== Information supplied ==
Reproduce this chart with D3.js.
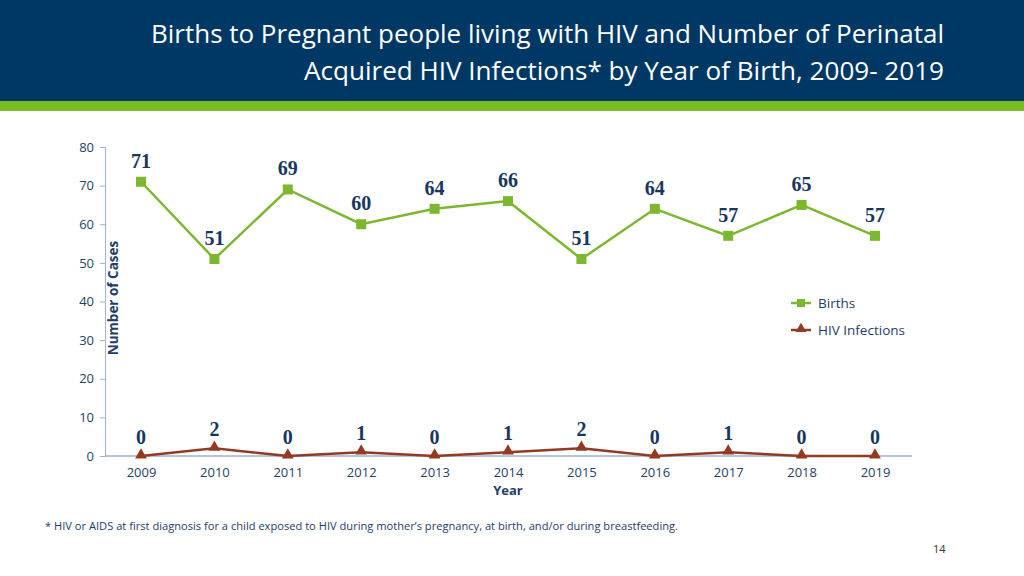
<!DOCTYPE html>
<html><head><meta charset="utf-8">
<script src="https://cdn.jsdelivr.net/npm/d3@7"></script>
<style>body{margin:0;background:#fff}svg{display:block}</style>
</head><body><svg id="c" width="1024" height="576"></svg>
<script>
const years = [2009,2010,2011,2012,2013,2014,2015,2016,2017,2018,2019];
const births = [71,51,69,60,64,66,51,64,57,65,57];
const hiv = [0,2,0,1,0,1,2,0,1,0,0];
const yTicks = [0,10,20,30,40,50,60,70,80];
const titleLines = ["Births to Pregnant people living with HIV and Number of Perinatal","Acquired HIV Infections* by Year of Birth, 2009- 2019"];
const legendNames = ["Births","HIV Infections"];

const svg = d3.select("#c");
const font = "'Open Sans', 'Noto Sans', sans-serif";
const green = "#7cb82f", brown = "#953a22", navy = "#1f3d6b", tickCol = "#243f66";

svg.append("rect").attr("x",0).attr("y",0).attr("width",1024).attr("height",101).attr("fill","#003865");
svg.append("rect").attr("x",0).attr("y",101).attr("width",1024).attr("height",10).attr("fill","#78be20");
svg.selectAll("text.title").data(titleLines).enter().append("text")
  .attr("x",944).attr("y",(d,i)=>43+i*37).attr("text-anchor","end")
  .attr("fill","#fff").attr("font-family",font).attr("font-size",26)
  .attr("textLength",(d,i)=>i==0?793:640).attr("lengthAdjust","spacingAndGlyphs")
  .text(d=>d);

const x = d3.scalePoint().domain(years).range([141,875]);
const y = d3.scaleLinear().domain([0,80]).range([456,147]);

const g = svg.append("g");
const axCol = "#9db3cf";
const ya = g.append("g").attr("transform","translate(105,0)")
  .call(d3.axisLeft(y).tickValues(yTicks).tickSize(5).tickPadding(6));
ya.select(".domain").attr("stroke",axCol);
ya.selectAll(".tick line").attr("stroke",axCol);
ya.selectAll("text").attr("font-family",font).attr("font-size",13).attr("fill",tickCol);
const xa = g.append("g").attr("transform","translate(0,456)")
  .call(d3.axisBottom(x).tickSize(0).tickPadding(12).tickFormat(d3.format("d")));
xa.select(".domain").remove();
g.append("line").attr("x1",105).attr("x2",912).attr("y1",456).attr("y2",456).attr("stroke",axCol).attr("stroke-width",1.3);
xa.selectAll("text").attr("font-family",font).attr("font-size",13).attr("fill",tickCol);

g.append("text").attr("x",508).attr("y",495).attr("text-anchor","middle")
  .attr("font-family",font).attr("font-weight","bold").attr("font-size",13).attr("fill",navy).text("Year");
g.append("text").attr("transform","translate(118,298) rotate(-90)").attr("text-anchor","middle")
  .attr("font-family",font).attr("font-weight","bold").attr("font-size",13.5).attr("fill",navy).text("Number of Cases");

const line = d3.line().x((d,i)=>x(years[i])).y(d=>y(d));
g.append("path").datum(births).attr("d",line).attr("fill","none").attr("stroke",green).attr("stroke-width",2.5);
g.append("path").datum(hiv).attr("d",line).attr("fill","none").attr("stroke",brown).attr("stroke-width",2.5);
g.selectAll("rect.b").data(births).enter().append("rect")
  .attr("x",(d,i)=>x(years[i])-5).attr("y",d=>y(d)-5).attr("width",10).attr("height",10).attr("fill",green);
const tri = d3.symbol().type(d3.symbolTriangle).size(60);
g.selectAll("path.h").data(hiv).enter().append("path").attr("d",tri)
  .attr("transform",(d,i)=>`translate(${x(years[i])},${y(d)-1})`).attr("fill",brown);

const lblFont = "'Liberation Serif','DejaVu Serif',serif";
g.selectAll("text.bl").data(births).enter().append("text")
  .attr("x",(d,i)=>x(years[i])).attr("y",d=>y(d)-14).attr("text-anchor","middle")
  .attr("font-family",lblFont).attr("font-weight","bold").attr("font-size",20).attr("fill","#173760").text(d=>d);
g.selectAll("text.hl").data(hiv).enter().append("text")
  .attr("x",(d,i)=>x(years[i])).attr("y",d=>y(d)-12).attr("text-anchor","middle")
  .attr("font-family",lblFont).attr("font-weight","bold").attr("font-size",20).attr("fill","#173760").text(d=>d);

const leg = g.append("g");
[green,brown].forEach((c,i)=>{
  const yy = 303 + i*27;
  leg.append("line").attr("x1",791).attr("x2",811).attr("y1",yy).attr("y2",yy).attr("stroke",c).attr("stroke-width",2.5);
  if(i==0) leg.append("rect").attr("x",797).attr("y",yy-4).attr("width",8).attr("height",8).attr("fill",c);
  else leg.append("path").attr("d",d3.symbol().type(d3.symbolTriangle).size(50)).attr("transform",`translate(801,${yy-1})`).attr("fill",c);
  leg.append("text").attr("x",818).attr("y",yy+4.5).attr("font-family",font).attr("font-size",13.5).attr("fill",navy).text(legendNames[i]);
});

svg.append("text").attr("x",45).attr("y",530).attr("font-family",font).attr("font-size",10.5).attr("fill","#1f3d6b")
  .attr("textLength",633).attr("lengthAdjust","spacingAndGlyphs")
  .text("* HIV or AIDS at first diagnosis for a child exposed to HIV during mother\u2019s pregnancy, at birth, and/or during breastfeeding.");
svg.append("text").attr("x",933).attr("y",553).attr("font-family",font).attr("font-size",11).attr("fill","#333").text("14");
</script></body></html>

== What you should do ==
Except for the pictures, copy the material above exactly.

== Response ==
Reproduce this chart with D3.js.
<!DOCTYPE html>
<html><head><meta charset="utf-8">
<script src="https://cdn.jsdelivr.net/npm/d3@7"></script>
<style>body{margin:0;background:#fff}svg{display:block}</style>
</head><body><svg id="c" width="1024" height="576"></svg>
<script>
const years = [2009,2010,2011,2012,2013,2014,2015,2016,2017,2018,2019];
const births = [71,51,69,60,64,66,51,64,57,65,57];
const hiv = [0,2,0,1,0,1,2,0,1,0,0];
const yTicks = [0,10,20,30,40,50,60,70,80];
const titleLines = ["Births to Pregnant people living with HIV and Number of Perinatal","Acquired HIV Infections* by Year of Birth, 2009- 2019"];
const legendNames = ["Births","HIV Infections"];

const svg = d3.select("#c");
const font = "'Open Sans', 'Noto Sans', sans-serif";
const green = "#7cb82f", brown = "#953a22", navy = "#1f3d6b", tickCol = "#243f66";

svg.append("rect").attr("x",0).attr("y",0).attr("width",1024).attr("height",101).attr("fill","#003865");
svg.append("rect").attr("x",0).attr("y",101).attr("width",1024).attr("height",10).attr("fill","#78be20");
svg.selectAll("text.title").data(titleLines).enter().append("text")
  .attr("x",944).attr("y",(d,i)=>43+i*37).attr("text-anchor","end")
  .attr("fill","#fff").attr("font-family",font).attr("font-size",26)
  .attr("textLength",(d,i)=>i==0?793:640).attr("lengthAdjust","spacingAndGlyphs")
  .text(d=>d);

const x = d3.scalePoint().domain(years).range([141,875]);
const y = d3.scaleLinear().domain([0,80]).range([456,147]);

const g = svg.append("g");
const axCol = "#9db3cf";
const ya = g.append("g").attr("transform","translate(105,0)")
  .call(d3.axisLeft(y).tickValues(yTicks).tickSize(5).tickPadding(6));
ya.select(".domain").attr("stroke",axCol);
ya.selectAll(".tick line").attr("stroke",axCol);
ya.selectAll("text").attr("font-family",font).attr("font-size",13).attr("fill",tickCol);
const xa = g.append("g").attr("transform","translate(0,456)")
  .call(d3.axisBottom(x).tickSize(0).tickPadding(12).tickFormat(d3.format("d")));
xa.select(".domain").remove();
g.append("line").attr("x1",105).attr("x2",912).attr("y1",456).attr("y2",456).attr("stroke",axCol).attr("stroke-width",1.3);
xa.selectAll("text").attr("font-family",font).attr("font-size",13).attr("fill",tickCol);

g.append("text").attr("x",508).attr("y",495).attr("text-anchor","middle")
  .attr("font-family",font).attr("font-weight","bold").attr("font-size",13).attr("fill",navy).text("Year");
g.append("text").attr("transform","translate(118,298) rotate(-90)").attr("text-anchor","middle")
  .attr("font-family",font).attr("font-weight","bold").attr("font-size",13.5).attr("fill",navy).text("Number of Cases");

const line = d3.line().x((d,i)=>x(years[i])).y(d=>y(d));
g.append("path").datum(births).attr("d",line).attr("fill","none").attr("stroke",green).attr("stroke-width",2.5);
g.append("path").datum(hiv).attr("d",line).attr("fill","none").attr("stroke",brown).attr("stroke-width",2.5);
g.selectAll("rect.b").data(births).enter().append("rect")
  .attr("x",(d,i)=>x(years[i])-5).attr("y",d=>y(d)-5).attr("width",10).attr("height",10).attr("fill",green);
const tri = d3.symbol().type(d3.symbolTriangle).size(60);
g.selectAll("path.h").data(hiv).enter().append("path").attr("d",tri)
  .attr("transform",(d,i)=>`translate(${x(years[i])},${y(d)-1})`).attr("fill",brown);

const lblFont = "'Liberation Serif','DejaVu Serif',serif";
g.selectAll("text.bl").data(births).enter().append("text")
  .attr("x",(d,i)=>x(years[i])).attr("y",d=>y(d)-14).attr("text-anchor","middle")
  .attr("font-family",lblFont).attr("font-weight","bold").attr("font-size",20).attr("fill","#173760").text(d=>d);
g.selectAll("text.hl").data(hiv).enter().append("text")
  .attr("x",(d,i)=>x(years[i])).attr("y",d=>y(d)-12).attr("text-anchor","middle")
  .attr("font-family",lblFont).attr("font-weight","bold").attr("font-size",20).attr("fill","#173760").text(d=>d);

const leg = g.append("g");
[green,brown].forEach((c,i)=>{
  const yy = 303 + i*27;
  leg.append("line").attr("x1",791).attr("x2",811).attr("y1",yy).attr("y2",yy).attr("stroke",c).attr("stroke-width",2.5);
  if(i==0) leg.append("rect").attr("x",797).attr("y",yy-4).attr("width",8).attr("height",8).attr("fill",c);
  else leg.append("path").attr("d",d3.symbol().type(d3.symbolTriangle).size(50)).attr("transform",`translate(801,${yy-1})`).attr("fill",c);
  leg.append("text").attr("x",818).attr("y",yy+4.5).attr("font-family",font).attr("font-size",13.5).attr("fill",navy).text(legendNames[i]);
});

svg.append("text").attr("x",45).attr("y",530).attr("font-family",font).attr("font-size",10.5).attr("fill","#1f3d6b")
  .attr("textLength",633).attr("lengthAdjust","spacingAndGlyphs")
  .text("* HIV or AIDS at first diagnosis for a child exposed to HIV during mother\u2019s pregnancy, at birth, and/or during breastfeeding.");
svg.append("text").attr("x",933).attr("y",553).attr("font-family",font).attr("font-size",11).attr("fill","#333").text("14");
</script></body></html>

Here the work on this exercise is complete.